The camera looks and feels great. I’ll be quite honest here, as shallow as it may sound, the looks were a pretty major factor in my interest and purchase of the PROD-20’S. The fit and finish is quite good. The top and bottom plates, and the plate around the lens,  are all metal, finished in satin chrome, as is the lens cap. The leatherette is a dark brown faux leather, and any visible plastic is also dark brown. I think the combination of the dark brown and satin chrome looks fantastic. The viewfinder is actually decently sized. To load the battery, the entire bottom plate comes off, reminiscent of old bottom loading rangefinders. With the battery in and film loaded, the camera has enough weight that it doesn’t feel cheap and flimsy. Another reason that I bought this camera, is because it has two proper neck strap lugs. It’s surprisingly difficult to find P&S film cameras with neck strap lugs. Most have a single wrist strap lug, or two lugs on the end of the camera for attaching a shoulder strap. Because of my particular situation and ALS, I can’t really use any camera on my own unless it has a neck strap that holds the camera up horizontally.

It’s about as simple to use camera as there is. Auto film loading (just drop in film, pull leader out over spool, close back), auto exposure, auto focus, auto flash (whenever camera decides ambient light is insufficient), and auto rewind. The only controls on the camera are the shutter button and a self timer switch. The self timer switch looks like an old fashion mechanical lever, but is really just an electronic on/off switch.  User control is really limited to just framing and shooting.
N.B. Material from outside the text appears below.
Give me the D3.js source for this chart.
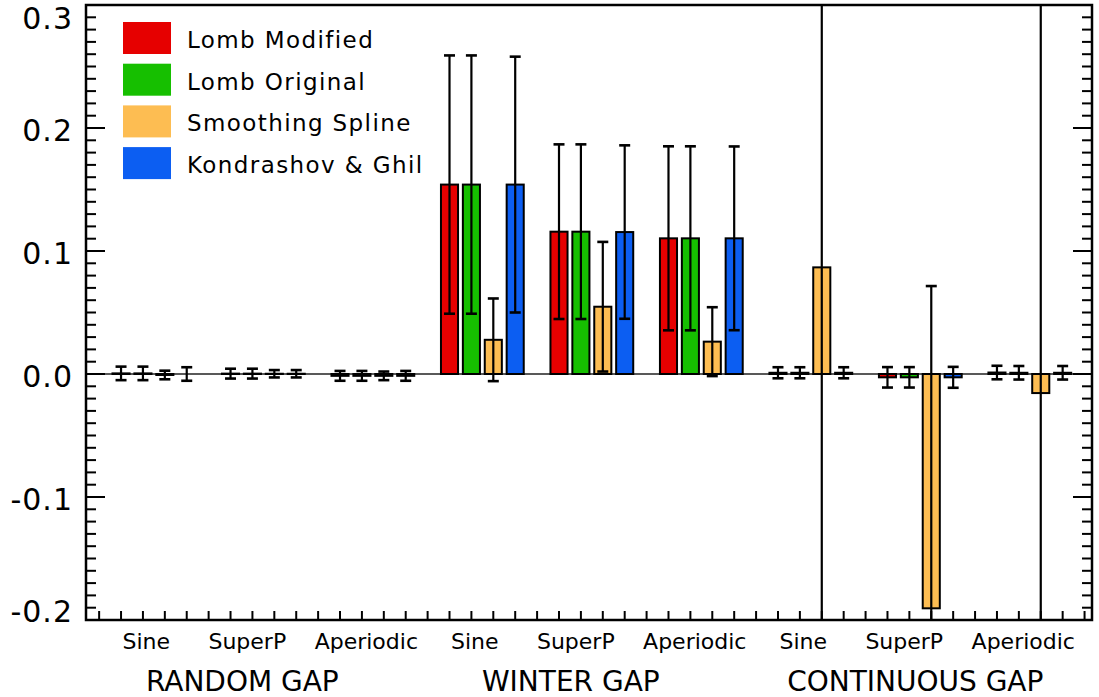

Most serious photographers will tell you that it all comes down to the lens though. Take the Olympus Stylus Epic for example. It is another fully automatic P&S film camera, and it’s almost universally lauded as one of the best P&S cameras money can buy. Most of that fame comes from the superb 35/2.8 lens on the Stylus Epic. Compared to the Olympus, the lens on the PROD-20’S is, quite frankly, terrible. With a maximum aperture of f/4.5, it’s about as slow as P&S cameras get, it is sharp(ish) in the center and not at all sharp in the corners, it has terrible barrel distortion and terrible lateral chromatic aberrations, and it has low contrast, Really not much going for this lens is there? Over the years, I’ve come to realize that there is a big difference between Image Quality and Quality of Image. I think to often people obsess about Image Quality, and lose sight of Quality of Image.  The PROD-20’S is rather unimpressive when it comes to the conventional idea of of image quality, but in my opinion it has loads of character which all add to the quality of image. I like a razor sharp, aberration free lens as much as anyone, but sometimes it’s nice and just plain fun to make images where sharpness isn’t a big part of it.

So, while it may just be a sheep in wolf’s clothing, it looks cool as hell, it’s fun as hell, and I absolutely love the images I get from it.

Here are some of my favorites,

 

 

 

 

 

 

 

 

 

 

 

 

 

 

 

 

 

 

 

 

 

 

 

 

 

 

 

2 Comments

  1. branden January 18, 2017

    What a weird camera. Thanks for doing the write-up on it, and proving again that it’s not the camera that makes the image. You’ve got some great shots with this contraption. I think my favorites are the last two.

  2. Jim Grey January 18, 2017

    Such appealing colors! And the lens is sharp enough, at least at blog resolution. It looks like this is a fun camera.